Lightweight cyborg Jalin Turner ($17) is the side I prefer in a winner-gets-ranked fight at lightweight. The 6'3" athletic freak somehow makes 155 pounds, and his offense in all three phases is elite. He's got a +2.17 striking success rate that he marries with nasty jiu-jitsu (1.80 submission attempts per 15 minutes). His low striking defense is a bit of a concern (44%), but opponent Brad Riddell isn't overly powerful and hasn't scored a UFC knockdown to date.
Sean Strickland ($16) should go overlooked in this tier because opponent Alex Pereira --the only man to knock out Israel Adesanya in kickboxing -- has lethal power at $2 less in salary. Strickland has a gigantic edge in high-level experience, though, with three wins over currently-ranked foes, and he could drown the kickboxer with the right approach.
He landed four takedowns and over seven minutes of control time last July against the aforementioned Uriah Hall, but Strickland also has a +1.59 striking success rate and 65% striking defense, so don't discount his ability on the feet, either.
Other lower-volume win picks I'd make in this tier are Maycee Barber ($21), Jim Miller ($20), and Robbie Lawler ($16).
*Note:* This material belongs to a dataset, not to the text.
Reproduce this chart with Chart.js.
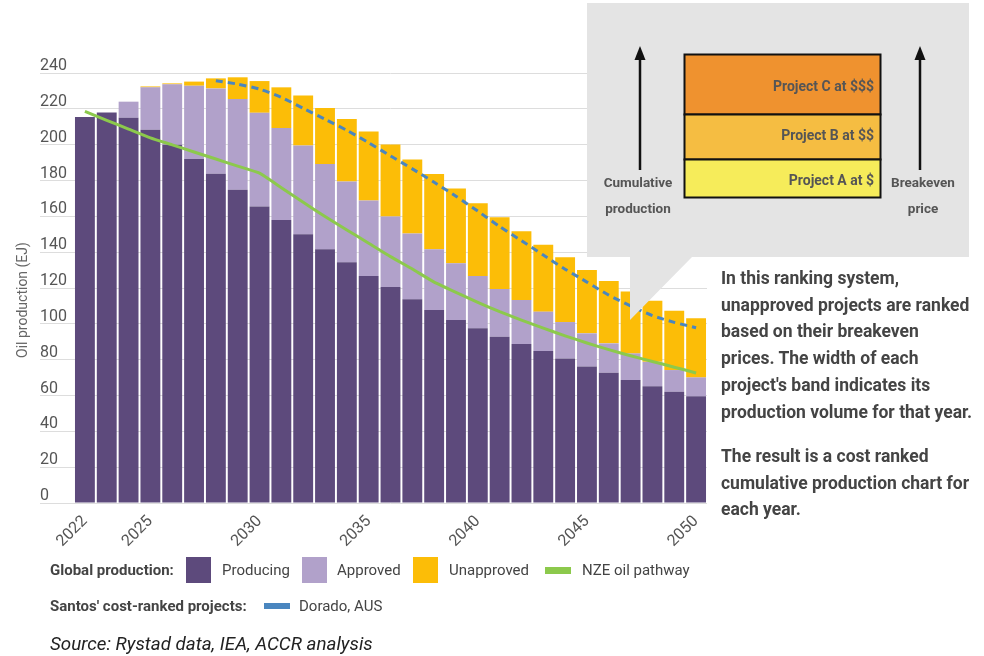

First and foremost, I'm stacking -- or using individually -- Munhoz and Holloway as often as I can down here. They're the surest bets for volume and points.
When looking for win equity, I'm most inclined to turn to Julija Stoliarenko ($13). Her analytical profile ain't got no alibi because it's definitely ugly, but she's also had a bear of a schedule on her entrance to UFC. She's taken on the ranked pair of Yana Kunitskya and Julia Avila, and her last bout with UFC veteran Alexis Davis wasn't much easier.
Entering UFC, Stoliarenko won seven straight fights by the same submission (an armbar), so she can grapple. That's perilous news for Jessica-Rose Clark coming off a fight where Clark was mauled and submitted in the first round by Stephanie Eggar. Clark should have an edge striking, but she's never been one to use it. Don't discount Stoliarenko for a finish here.
The other place I could see an upset is Gabe Green ($10) taking on Ian Garry. An undefeated Irish prospect will get plenty of love after Conor McGregor's blitz through UFC years ago, but Garry hasn't really impressed. He was a massive favorite before getting a decision nod over Darian Weeks, and his first two UFC opponents have posted just a 1-6 record with the promotion overall.
Green is not only a multi-time UFC winner, but he took out another (Phil Rowe) back in 2021. Green's debut was a noted, high-paced war with Daniel Rodriguez, who is 7-1 in UFC since the start of 2020. Green will absolutely push the pace on Garry (6.28 significant strikes landed per minute) but don't be surprised if Green's strategy is to ground the young striker.
I'm even willing to roll the dice on Jared Cannonier ($12) in a few spots at what is sure to be minuscule popularity. If he hangs around for five rounds on a card that's otherwise light on wins by underdogs, he could work out well, and he's always got upside for a knockout.